Champlain College, a small college in Vermont, requires all undergraduates to take two sessions in financial literacy.

The seminars, focusing on life skills and personal finance, cover a variety of financial concepts from understanding credit to repaying student loans.

Such educational resources are students’ best defense against financial pitfalls. There is an urgent need for financial education and resources for college students to prevent bad habits from starting early.

But instead, financial literacy often falls through the educational cracks.

As one of the strongest business schools in the nation, the Marshall School of Business should take a proactive approach toward financial literacy by offering classes on the subject.

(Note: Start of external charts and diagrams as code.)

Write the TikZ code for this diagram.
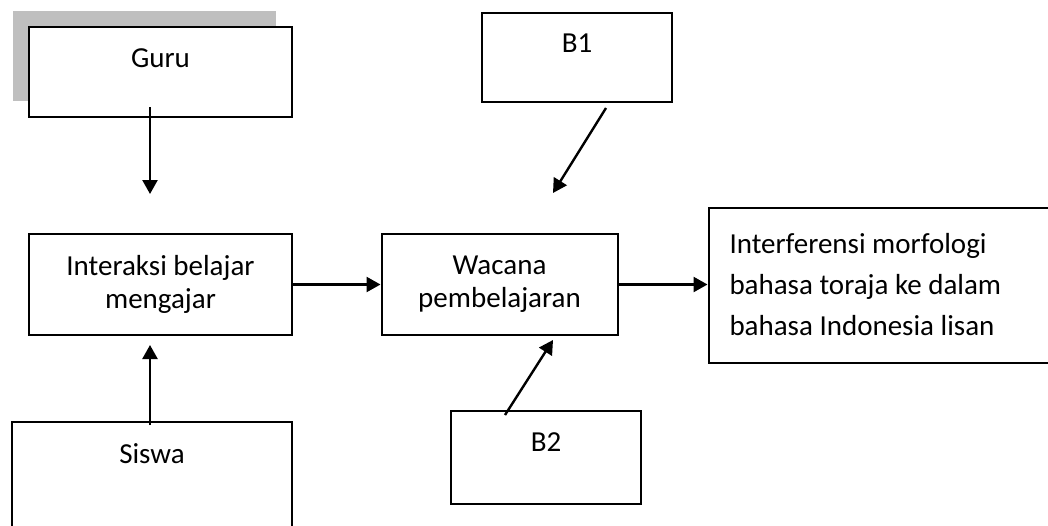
\documentclass[tikz,border=0pt]{standalone}
\usepackage{fontspec}
\setmainfont{Carlito}
\usepackage{tikz}
\usetikzlibrary{arrows.meta,positioning,shadows}

\begin{document}
\begin{tikzpicture}[
    x=1pt, y=-1pt,
    font=\fontsize{29}{33}\selectfont,
    box/.style={
        draw=black,
        fill=white,
        line width=2pt,
        inner sep=0pt,
        align=center
    },
    oneline/.style={
        text height=20pt,
        text depth=#1
    },
    oneline/.default=30pt,
    arrow/.style={
        -{Triangle[length=14pt,width=15pt]},
        line width=2.4pt,
        black
    }
]
\useasboundingbox (0,0) rectangle (1048,525);
\clip (0,0) rectangle (1048,525);
% Guru (with grey shadow up-left)
\node[box, oneline, minimum width=263pt, minimum height=90pt,
      general shadow={fill=black!25, shadow xshift=-16pt, shadow yshift=16pt}]
      at (160.5,72) (guru) {Guru};
% B1
\node[box, oneline=31pt, minimum width=190pt, minimum height=89pt] at (577,57.5) (b1) {B1};
% Interaksi belajar mengajar
\node[box, minimum width=263pt, minimum height=101pt] at (160.5,284.5) (interaksi) {
    Interaksi belajar\\
    mengajar
};
% Wacana pembelajaran
\node[box, minimum width=236pt, minimum height=101pt] at (499.5,284.5) (wacana) {
    Wacana\\
    pembelajaran
};
% Interferensi (runs past the right edge)
\node[box, anchor=west, align=flush left, inner xsep=21pt, text width=320pt,
      minimum height=155pt, font=\fontsize{29}{41}\selectfont] at (707.5,285) (interferensi) {
    Interferensi morfologi\\
    bahasa toraja ke dalam\\
    bahasa Indonesia lisan
};
% B2
\node[box, oneline=33pt, minimum width=190pt, minimum height=93pt] at (546,457.5) (b2) {B2};
% Siswa (runs past the bottom edge)
\node[box, oneline=56pt, minimum width=280pt, minimum height=118pt] at (152,481) (siswa) {Siswa};

% Free ends of the arrows
\coordinate (guruend) at (150,194);
\coordinate (b1end) at (553,193);
\coordinate (b2end) at (553,340);
\coordinate (siswaend) at (150,345);

% Arrows
\draw[arrow] ([xshift=-10.5pt,yshift=11pt]guru.south) -- (guruend);
\draw[arrow] ([xshift=29pt,yshift=-5pt]b1.south) -- (b1end);
\draw[arrow] ([xshift=-41pt,yshift=-5pt]b2.north) -- (b2end);
\draw[arrow] ([xshift=-2pt,yshift=-4pt]siswa.north) -- (siswaend);
\draw[arrow] (interaksi.east) -- (wacana.west);
\draw[arrow] (wacana.east) -- (wacana.east -| interferensi.west);
\end{tikzpicture}
\end{document}
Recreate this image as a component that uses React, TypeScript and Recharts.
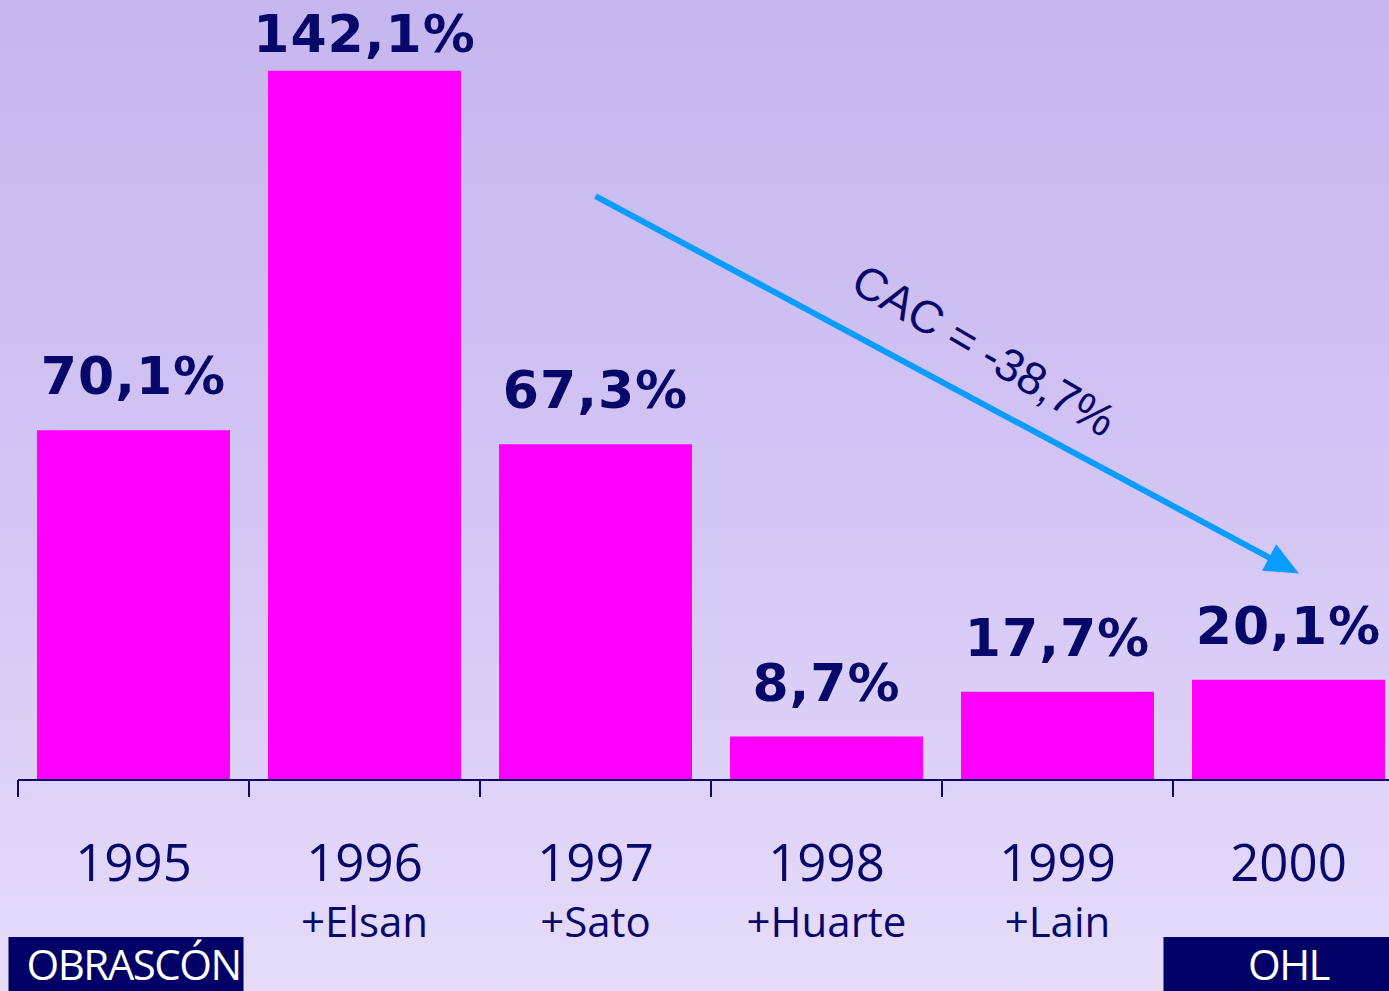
import React from 'react';
import { BarChart, Bar, XAxis, YAxis, LabelList, ReferenceLine } from 'recharts';

const years = ['1995', '1996', '1997', '1998', '1999', '2000'];
const acquisitions = ['', '+Elsan', '+Sato', '+Huarte', '+Lain', ''];
const companies = ['OBRASCÓN', '', '', '', '', 'OHL'];
const growth = [70.1, 142.1, 67.3, 8.7, 17.7, 20.1];
const cacLabel = 'CAC = -38,7%';
const arrowStart = { year: '1997', value: 117 };
const arrowEnd = { year: '2000', value: 42.5 };

const data = years.map((y, i) => ({
  year: y,
  sub: acquisitions[i],
  company: companies[i],
  growth: growth[i],
}));

const NAVY = '#08086a';
const fmt = (v: number) => v.toFixed(1).replace('.', ',') + '%';

const ValueLabel = (props: any) => {
  const { x, y, width, value } = props;
  const baseline = Math.max(y - 36, 52);
  return (
    <text
      x={x + width / 2}
      y={baseline}
      textAnchor="middle"
      fill={NAVY}
      fontFamily="'DejaVu Sans', sans-serif"
      fontWeight={700}
      fontSize={52}
      letterSpacing={1}
    >
      {fmt(value)}
    </text>
  );
};

const Tick = (props: any) => {
  const { x, y, payload, index } = props;
  const half = payload && payload.offset ? payload.offset : 115.5;
  const d = data[index] || data.find((e) => e.year === payload.value);
  const left = x - half;
  return (
    <g>
      <line x1={left} y1={y} x2={left} y2={y + 17} stroke={NAVY} strokeWidth={2} />
      <text
        x={x}
        y={y + 101}
        textAnchor="middle"
        fill={NAVY}
        fontFamily="'Open Sans', sans-serif"
        fontSize={51}
      >
        {payload.value}
      </text>
      {d && d.sub ? (
        <text
          x={x}
          y={y + 157}
          textAnchor="middle"
          fill={NAVY}
          fontFamily="'Open Sans', sans-serif"
          fontSize={42}
        >
          {d.sub}
        </text>
      ) : null}
      {d && d.company ? (
        <g>
          <rect x={x - 125} y={y + 157} width={235} height={70} fill="#000066" />
          <text
            x={x}
            y={y + 200}
            textAnchor="middle"
            fill="#ffffff"
            fontFamily="'Open Sans', sans-serif"
            fontSize={42}
            letterSpacing={-1.5}
          >
            {d.company}
          </text>
        </g>
      ) : null}
    </g>
  );
};

const ArrowShape = (props: any) => {
  const { x1, y1, x2, y2 } = props;
  if (x1 == null) return null;
  const dx = x2 - x1;
  const dy = y2 - y1;
  const len = Math.sqrt(dx * dx + dy * dy);
  const ux = dx / len;
  const uy = dy / len;
  const nx = uy;
  const ny = -ux;
  const headLen = 34;
  const headW = 15;
  const tx = x2 + ux * 12;
  const ty = y2 + uy * 12;
  const bx = tx - ux * headLen;
  const by = ty - uy * headLen;
  const angle = (Math.atan2(dy, dx) * 180) / Math.PI;
  const mx = (x1 + x2) / 2 + ux * 22 + nx * 48;
  const my = (y1 + y2) / 2 + uy * 22 + ny * 48;
  return (
    <g>
      <line x1={x1} y1={y1} x2={bx + ux * 4} y2={by + uy * 4} stroke="#0a9cff" strokeWidth={6} />
      <polygon
        points={`${tx},${ty} ${bx + nx * headW},${by + ny * headW} ${bx - nx * headW},${by - ny * headW}`}
        fill="#0a9cff"
      />
      <text
        x={mx}
        y={my}
        textAnchor="middle"
        dominantBaseline="central"
        fill={NAVY}
        fontFamily="'Liberation Sans', Arial, sans-serif"
        fontSize={46}
        transform={`rotate(${angle + 2}, ${mx}, ${my})`}
      >
        {cacLabel}
      </text>
    </g>
  );
};

export default function App() {
  return (
    <div
      style={{
        position: 'absolute',
        left: 0,
        top: 0,
        width: 1389,
        height: 991,
        overflow: 'hidden',
        background: 'linear-gradient(180deg, #c6b6ef 0%, #d3c5f4 50%, #e6dcfa 100%)',
      }}
    >
      <BarChart
        width={1404}
        height={991}
        data={data}
        margin={{ top: 0, right: 0, left: 18, bottom: 0 }}
      >
        <YAxis hide domain={[0, 156.3]} />
        <XAxis
          dataKey="year"
          height={211}
          interval={0}
          tickLine={false}
          tickSize={0}
          tickMargin={0}
          axisLine={{ stroke: NAVY, strokeWidth: 2 }}
          tick={<Tick />}
        />
        <Bar dataKey="growth" fill="#ff00ff" barSize={193} isAnimationActive={false}>
          <LabelList dataKey="growth" content={<ValueLabel />} />
        </Bar>
        <ReferenceLine
          segment={[
            { x: arrowStart.year, y: arrowStart.value },
            { x: arrowEnd.year, y: arrowEnd.value },
          ]}
          ifOverflow="visible"
          shape={<ArrowShape />}
        />
      </BarChart>
    </div>
  );
}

Last spring, Katie Price, a senior majoring in finance and accounting, organized a personal finance speaker series, much in the same vein as Champlain’s seminars.

She felt a pressing need for students, as individuals with personal financial responsibility and as active consumers, to understand how to handle money.

“[Financial education] is one of the most important things that a person can learn, particularly given all of the stuff that’s happened the past few years. It feels like it doesn’t matter yet, but it should,” Price said. “There are a lot of actions kids can take in their young twenties to set themselves up to have an easier time transitioning in the future.”

Price brought in professionals such as local real estate agents and Morgan Stanley wealth managers to discuss the fundamentals of finance. Four sessions were held on real estate, wealth management, budgeting and taxes.

The USC Credit Union has put together similar money management seminars for USC students, faculty and staff. The seminars begin in February and cover a range of key concepts, from student loan repayment to home buying basics.

As young college students, buying a home or retiring might seem far off. It probably is, but that doesn’t make  planning for it any less important.

For those who didn’t learn about managing money while growing up, there is no better place than college to acquire that education. Even learning the most basic money concepts is crucial for a job-searching student.

College is meant to prepare us to be exceptional in whatever field we might enter in the future. But beyond being students or professionals, we are individuals with needs and goals, many of those governed by money.

David Finney, president of Champlain, expressed a hope that the college’s seminars will become a national model for financial education.

I hope so too.

Events such as the speaker series that Price put together and the upcoming Credit Union seminars bring USC closer to the forefront of developing such a model.

Price does not have the  proper resources to run the speaker series again, despite student interest.

In today’s economic climate, financial literacy is becoming increasingly essential to individual security and the healthy of society, in both the short-term and long-term.

At a university with a world-class business school and a wealth of resources, USC students should not be left without a basic financial education.

Elena Kadvany is a junior majoring in Spanish.